> [EXERCISE GOAL]:
Extract, exactly, the lines from the line containing "Clone this chart in matplotlib." to the line containing "plt.rcParams['mathtext.it'] = 'Liberation", with both lines included and any pictures left out.

> [THE DATA]:
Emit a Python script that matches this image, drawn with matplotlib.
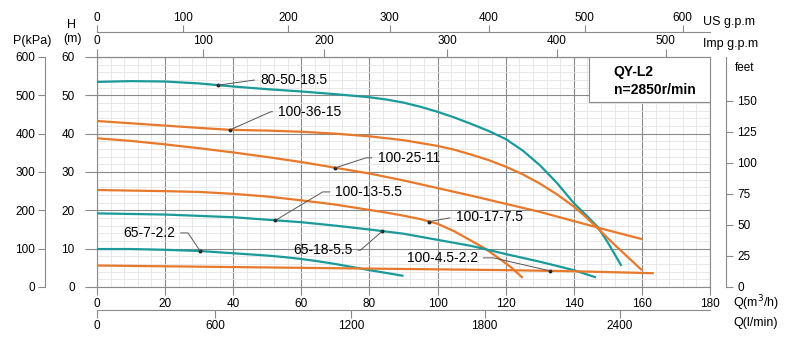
import matplotlib.pyplot as plt
import numpy as np
from matplotlib.patches import Rectangle

plt.rcParams["font.family"] = ["Liberation Sans", "DejaVu Sans"]

TEAL = "#1a9a9a"
ORANGE = "#e8782a"
GRID = "#8a8a8a"

# pump curves: Q (m3/h) -> H (m)
q_80_50 = [0, 10, 20, 30, 40, 50, 60, 70, 80, 85, 90, 95, 100, 105, 110, 115, 120, 125, 130, 135, 140, 144, 147, 150, 154]
h_80_50 = [53.5, 53.7, 53.6, 53.1, 52.3, 51.6, 51.0, 50.3, 49.5, 48.9, 48.1, 47.0, 45.7, 44.2, 42.5, 40.7, 38.6, 35.6, 31.8, 27.2, 21.9, 18.4, 15.7, 11.6, 5.5]

q_100_36 = [0, 10, 20, 30, 39, 50, 60, 70, 80, 90, 100, 105, 110, 115, 120, 125, 130, 135, 140, 143, 146, 149, 152, 156, 160]
h_100_36 = [43.3, 42.7, 42.1, 41.5, 41.0, 40.8, 40.5, 40.0, 39.3, 38.3, 36.8, 35.8, 34.5, 33.1, 31.4, 29.4, 27.0, 24.2, 21.0, 18.7, 16.2, 13.6, 11.0, 7.7, 4.4]

q_100_25 = [0, 10, 20, 30, 40, 50, 60, 70, 80, 90, 100, 110, 120, 130, 140, 150, 160]
h_100_25 = [38.8, 38.1, 37.2, 36.2, 35.1, 33.9, 32.6, 31.1, 29.6, 27.8, 25.8, 23.8, 21.7, 19.6, 17.2, 14.8, 12.5]

q_100_17 = [0, 20, 30, 40, 50, 60, 70, 80, 85, 90, 95, 100, 105, 110, 114, 118, 121.5, 125]
h_100_17 = [25.3, 25.0, 24.8, 24.3, 23.6, 22.6, 21.5, 20.1, 19.4, 18.6, 17.7, 16.5, 14.5, 12.0, 10.0, 7.5, 5.2, 2.4]

q_65_18 = [0, 20, 40, 60, 70, 80, 90, 100, 110, 120, 130, 140, 146.5]
h_65_18 = [19.2, 18.9, 18.2, 16.9, 16.0, 15.0, 13.9, 12.3, 10.7, 8.6, 6.6, 4.4, 2.5]

q_65_7 = [0, 10, 20, 30, 40, 50, 55, 60, 65, 70, 75, 80, 90]
h_65_7 = [9.9, 9.9, 9.7, 9.4, 8.8, 8.2, 7.8, 7.3, 6.7, 6.0, 5.2, 4.4, 2.9]

q_100_4 = [0, 20, 40, 60, 80, 100, 120, 140, 163.5]
h_100_4 = [5.6, 5.4, 5.2, 5.0, 4.8, 4.6, 4.4, 4.1, 3.6]

curves = [
    (q_80_50, h_80_50, TEAL),
    (q_100_36, h_100_36, ORANGE),
    (q_100_25, h_100_25, ORANGE),
    (q_100_17, h_100_17, ORANGE),
    (q_65_18, h_65_18, TEAL),
    (q_65_7, h_65_7, TEAL),
    (q_100_4, h_100_4, ORANGE),
]

# labels: text, curve index, Q of leader point, text position (Q, H), side, leader angle
labels = [
    ("80-50-18.5", 0, 35.6, (47.9, 54.0), "left", 8),
    ("100-36-15", 1, 39.1, (53.2, 45.7), "left", 24),
    ("100-25-11", 2, 70.0, (82.4, 33.7), "left", 18),
    ("100-13-5.5", 4, 52.4, (70.0, 24.8), "left", 31),
    ("65-18-5.5", 4, 83.8, (75.0, 9.6), "right", 41),
    ("65-7-2.2", 5, 30.3, (22.9, 14.1), "right", 124),
    ("100-17-7.5", 3, 97.6, (105.3, 18.3), "left", 10),
    ("100-4.5-2.2", 6, 133.0, (111.8, 7.6), "right", -13),
]

# secondary scales: tick labels and their positions in m3/h
us_gpm = [0, 100, 200, 300, 400, 500, 600]
us_gpm_q = [0, 25.3, 56.2, 85.9, 115.0, 143.2, 172.0]
imp_gpm = [0, 100, 200, 300, 400, 500]
imp_gpm_q = [0, 31.2, 66.8, 102.9, 135.0, 167.0]
l_min = [0, 600, 1200, 1800, 2400]
l_min_q = [0, 34.7, 74.7, 113.8, 153.5]
kpa_ticks = [0, 100, 200, 300, 400, 500, 600]
feet_ticks = [0, 25, 50, 75, 100, 125, 150]
FT_PER_M = 3.09

fig = plt.figure(figsize=(8, 3.4), dpi=100)
ax = fig.add_axes([0.12125, 0.1559, 0.76625, 0.6765])
ax.set_xlim(0, 180)
ax.set_ylim(0, 60)

ax.set_xticks(np.arange(0, 181, 20))
ax.set_yticks(np.arange(0, 61, 10))
ax.set_xticks(np.arange(0, 181, 4), minor=True)
ax.set_yticks(np.arange(0, 61, 2), minor=True)
ax.grid(which="minor", color="#e4e4e4", lw=0.6)
ax.grid(which="major", color=GRID, lw=0.8)
ax.set_axisbelow(True)
for s in ax.spines.values():
    s.set_color(GRID)
    s.set_linewidth(0.8)
ax.tick_params(axis="y", which="major", length=9, color=GRID, pad=7, labelsize=8.5)
ax.tick_params(axis="x", which="major", length=6, color=GRID, pad=2, labelsize=8.5)
ax.tick_params(which="minor", length=0)

for q, h, c in curves:
    ax.plot(q, h, color=c, lw=1.6, solid_capstyle="butt", solid_joinstyle="round", zorder=3)

for text, idx, qp, (tx, ty), side, ang in labels:
    q, h, _ = curves[idx]
    hp = np.interp(qp, q, h)
    ax.plot(qp, hp, "o", color="#222222", ms=1.8, zorder=4)
    relpos = (0, 0.5) if side == "left" else (1, 0.5)
    ax.annotate(
        text, xy=(qp, hp), xytext=(tx, ty),
        ha=side, va="center", fontsize=10, zorder=5,
        arrowprops=dict(arrowstyle="-", color="#555555", lw=0.7,
                        shrinkA=2, shrinkB=0, relpos=relpos,
                        connectionstyle=f"angle,angleA=0,angleB={ang},rad=0"),
    )

# model box
ax.add_patch(Rectangle((0.802, 0.804), 0.198, 0.196, transform=ax.transAxes,
                       facecolor="white", edgecolor=GRID, lw=0.8, zorder=5))
ax.text(0.843, 0.935, "QY-L2", transform=ax.transAxes, fontsize=10,
        fontweight="bold", va="center", zorder=6)
ax.text(0.843, 0.855, "n=2850r/min", transform=ax.transAxes, fontsize=10,
        fontweight="bold", va="center", zorder=6)

# Imp g.p.m on top spine
imp = ax.secondary_xaxis("top")
imp.set_xticks(imp_gpm_q, [str(v) for v in imp_gpm])
imp.tick_params(length=6, color=GRID, pad=1, labelsize=8.5)
imp.spines["top"].set_color(GRID)

# US g.p.m above
us = ax.secondary_xaxis(1.1087)
us.set_xticks(us_gpm_q, [str(v) for v in us_gpm])
us.tick_params(length=5, color=GRID, pad=1, labelsize=8.5)
us.spines["top"].set_color(GRID)

# l/min below
lm = ax.secondary_xaxis(-0.1)
lm.set_xticks(l_min_q, [str(v) for v in l_min])
lm.tick_params(length=6, color=GRID, pad=1, labelsize=8.5)
lm.spines["bottom"].set_color(GRID)

# P(kPa) on the far left
pk = ax.secondary_yaxis(-0.085, functions=(lambda h: h * 10, lambda p: p / 10))
pk.set_yticks(kpa_ticks)
pk.tick_params(length=5, color=GRID, pad=2, labelsize=8.5)
pk.spines["left"].set_color(GRID)

# feet on the right
ft = ax.secondary_yaxis(1.026, functions=(lambda h: h * FT_PER_M, lambda f: f / FT_PER_M))
ft.set_yticks(feet_ticks)
ft.tick_params(length=5, color=GRID, pad=3, labelsize=8.5)
ft.spines["right"].set_color(GRID)

fig.text(32 / 800, 1 - 41 / 340, "P(kPa)", ha="center", va="center", fontsize=9)
fig.text(72 / 800, 1 - 25 / 340, "H", ha="center", va="center", fontsize=9)
fig.text(72 / 800, 1 - 39 / 340, "(m)", ha="center", va="center", fontsize=9)
fig.text(703 / 800, 1 - 22 / 340, "US g.p.m", ha="left", va="center", fontsize=9)
fig.text(703 / 800, 1 - 44 / 340, "Imp g.p.m", ha="left", va="center", fontsize=9)
fig.text(735 / 800, 1 - 68 / 340, "feet", ha="left", va="center", fontsize=8.5)
fig.text(733 / 800, 1 - 303 / 340, "Q(m$^3$/h)", ha="left", va="center", fontsize=9)
fig.text(733 / 800, 1 - 323 / 340, "Q(l/min)", ha="left", va="center", fontsize=9)

fig.savefig("out.png", dpi=100)
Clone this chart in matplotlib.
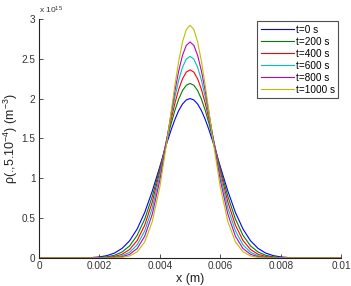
import matplotlib
matplotlib.use('Agg')
import matplotlib.pyplot as plt

plt.rcParams['font.family'] = ['Liberation Sans', 'DejaVu Sans']
plt.rcParams['mathtext.fontset'] = 'custom'
plt.rcParams['mathtext.rm'] = 'Liberation Sans'
plt.rcParams['mathtext.it'] = 'Liberation Sans:italic'

# positions along x (m)
x = [0, 0.0015, 0.00175, 0.002, 0.00225, 0.0025, 0.00275, 0.003, 0.00325, 0.0035,
     0.00375, 0.004, 0.00425, 0.004375, 0.0045, 0.004625, 0.00475, 0.004875, 0.005,
     0.005125, 0.00525, 0.005375, 0.0055, 0.005625, 0.00575, 0.006, 0.00625, 0.0065,
     0.00675, 0.007, 0.00725, 0.0075, 0.00775, 0.008, 0.00825, 0.0085, 0.01]

# density values, units of 1e15 m^-3
rho_t0 = [0, 0.0022, 0.0056, 0.0134, 0.0298, 0.0618, 0.120, 0.216, 0.364, 0.572, 0.839,
          1.147, 1.463, 1.609, 1.740, 1.850, 1.932, 1.983, 2.000,
          1.983, 1.932, 1.850, 1.740, 1.609, 1.463, 1.147, 0.839, 0.572, 0.364, 0.216,
          0.120, 0.0618, 0.0298, 0.0134, 0.0056, 0.0022, 0]
rho_t200 = [0, 0.0006, 0.0019, 0.0054, 0.0141, 0.0340, 0.0749, 0.152, 0.284, 0.489, 0.773,
            1.124, 1.505, 1.688, 1.854, 1.994, 2.101, 2.167, 2.190,
            2.167, 2.101, 1.994, 1.854, 1.688, 1.505, 1.124, 0.773, 0.489, 0.284, 0.152,
            0.0749, 0.0340, 0.0141, 0.0054, 0.0019, 0.0006, 0]
rho_t400 = [0, 0.0002, 0.0007, 0.0022, 0.0067, 0.0185, 0.0466, 0.1062, 0.2195, 0.412, 0.703,
            1.087, 1.526, 1.743, 1.944, 2.116, 2.248, 2.332, 2.360,
            2.332, 2.248, 2.116, 1.944, 1.743, 1.526, 1.087, 0.703, 0.412, 0.2195, 0.1062,
            0.0466, 0.0185, 0.0067, 0.0022, 0.0007, 0.0002, 0]
rho_t600 = [0, 0.0, 0.0002, 0.0008, 0.0030, 0.0096, 0.0278, 0.0716, 0.1652, 0.3405, 0.628,
            1.038, 1.532, 1.786, 2.025, 2.232, 2.393, 2.495, 2.530,
            2.495, 2.393, 2.232, 2.025, 1.786, 1.532, 1.038, 0.628, 0.3405, 0.1652, 0.0716,
            0.0278, 0.0096, 0.0030, 0.0008, 0.0002, 0.0, 0]
rho_t800 = [0, 0.0, 0.0001, 0.0003, 0.0012, 0.0046, 0.0155, 0.0457, 0.1191, 0.273, 0.550,
            0.977, 1.527, 1.819, 2.100, 2.348, 2.543, 2.667, 2.710,
            2.667, 2.543, 2.348, 2.100, 1.819, 1.527, 0.977, 0.550, 0.273, 0.1191, 0.0457,
            0.0155, 0.0046, 0.0012, 0.0003, 0.0001, 0.0, 0]
rho_t1000 = [0, 0.0, 0.0, 0.0001, 0.0004, 0.0018, 0.0072, 0.0253, 0.0770, 0.2021, 0.457,
             0.891, 1.498, 1.836, 2.170, 2.471, 2.711, 2.866, 2.920,
             2.866, 2.711, 2.471, 2.170, 1.836, 1.498, 0.891, 0.457, 0.2021, 0.0770, 0.0253,
             0.0072, 0.0018, 0.0004, 0.0001, 0.0, 0.0, 0]

labels = ['t=0 s', 't=200 s', 't=400 s', 't=600 s', 't=800 s', 't=1000 s']
series = [rho_t0, rho_t200, rho_t400, rho_t600, rho_t800, rho_t1000]
colors = ['#0000ff', '#008000', '#ff0000', '#00bfbf', '#bf00bf', '#bfbf00']

x_ticks = [0, 0.002, 0.004, 0.006, 0.008, 0.01]
x_tick_labels = ['0', '0.002', '0.004', '0.006', '0.008', '0.01']
y_ticks = [0, 0.5, 1, 1.5, 2, 2.5, 3]
y_tick_labels = ['0', '0.5', '1', '1.5', '2', '2.5', '3']

fig = plt.figure(figsize=(3.51, 2.86), dpi=100)
ax = fig.add_axes([0.111, 0.098, 0.861, 0.836])

for vals, lab, c in zip(series, labels, colors):
    ax.plot(x, vals, color=c, lw=0.8, label=lab)

ax.set_xlim(0, 0.01)
ax.set_ylim(0, 3)
ax.set_xticks(x_ticks)
ax.set_xticklabels(x_tick_labels)
ax.set_yticks(y_ticks)
ax.set_yticklabels(y_tick_labels)
ax.tick_params(direction='in', length=3, width=0.6, labelsize=7.2, pad=2.5,
               colors='#333333')
ax.spines['top'].set_visible(False)
ax.spines['right'].set_visible(False)
for s in ['left', 'bottom']:
    ax.spines[s].set_linewidth(0.8)
    ax.spines[s].set_color('#222222')

ax.set_xlabel('x (m)', fontsize=9, labelpad=1, color='#222222')
ax.set_ylabel('\u03c1(.,5.10$^{-4}$) (m$^{-3}$)', fontsize=9, color='#222222')
ax.yaxis.set_label_coords(-0.062, 0.5)
ax.text(0.0, 1.012, r'x 10$^{15}$', transform=ax.transAxes, fontsize=6, ha='left',
        va='bottom', color='#333333')

leg = ax.legend(loc='upper right', bbox_to_anchor=(0.99, 0.99), fontsize=7.2,
                frameon=True, fancybox=False, handlelength=3.3, handletextpad=0.2,
                labelspacing=0.2, borderpad=0.35, borderaxespad=0)
leg.get_frame().set_edgecolor('#222222')
leg.get_frame().set_linewidth(0.8)

fig.savefig('out.png', dpi=100)
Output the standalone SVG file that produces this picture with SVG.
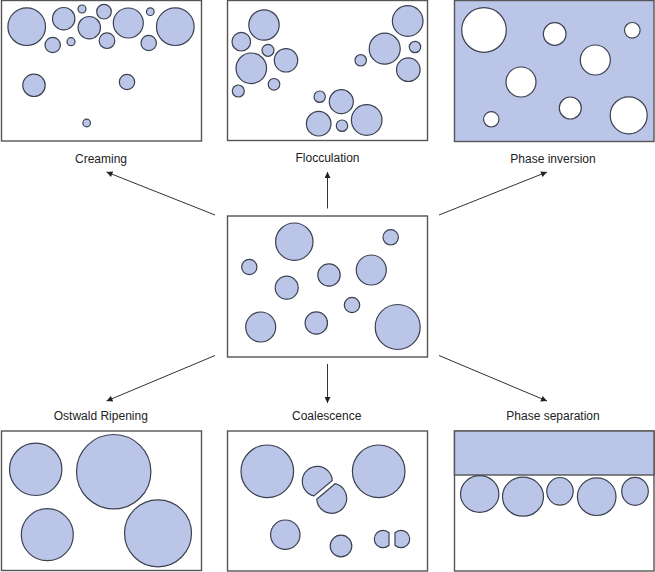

> [FULL RESPONSE]:
Clone this chart in matplotlib.
import matplotlib
matplotlib.use('Agg')
import matplotlib.pyplot as plt

plt.rcParams['font.family'] = ['Liberation Sans', 'DejaVu Sans']
plt.rcParams['mathtext.fontset'] = 'custom'
plt.rcParams['mathtext.rm'] = 'Liberation Sans'
plt.rcParams['mathtext.it'] = 'Liberation Sans:italic'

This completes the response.